DE LA CONCEPTION DU SUJET, DU PLAN, DE L'INVENTION, DE LA DISPOSITION, DU STYLE OU DE LA DICTION.

I. CONCEPTION DU SUJET. La première condition pour bien traiter un sujet, c'est de s'en former une juste idée. Cette observation est si simple, qu'elle pourrait paraître superflue; cependant il n'y a pas de point sur lequel il importe plus d'insister, puisque tout le reste en dépend, et que cette règle de bon sens est si rarement observée. Le maître qui dirige la jeunesse est obligé d'y revenir sans cesse, tant à cause de la légèreté naturelle des esprits auxquels il s'adresse que de la difficulté de la chose en elle-même.

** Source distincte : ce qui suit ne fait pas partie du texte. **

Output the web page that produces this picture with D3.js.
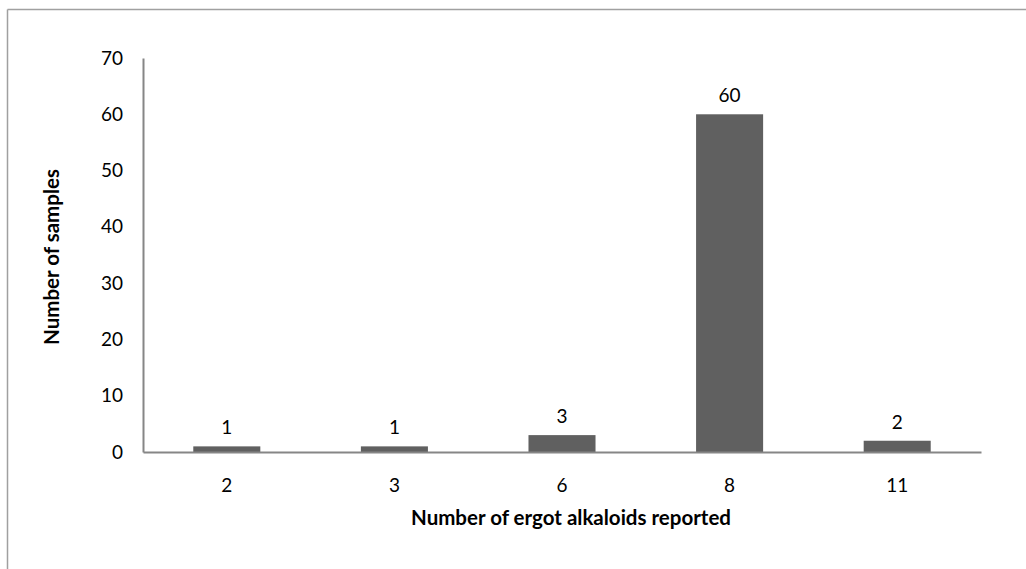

Méditez donc votre sujet, tâchez d'en bien pénétrer le sens. Le sujet mal compris, on manquera le but, et l'œuvre tout entière sera mauvaise; on s'expose ainsi à sortir de la question, à se livrer à des digressions inutiles ou à traiter une autre question. Trop souvent on se contente d'un aperçu vague, on prend aussitôt la plume et on se laisse aller au courant de ses idées. On croit avoir fait un chefd'œuvre, sans s'apercevoir à la fin que le sujet n'est pas traité. De là toutes ces dissertations qui, sous une forme plus ou moins brillante, ne sont que des divagations ou des lieux communs oratoires.

Peu de ces compositions offrent le mérite d'un sujet bien traité, celui-ci ayant été mal conçu dans son ensemble et dans toutes ses parties. Voilà pourquoi nous croyons devoir ajouter quelques conseils plus spéciaux et plus pratiques.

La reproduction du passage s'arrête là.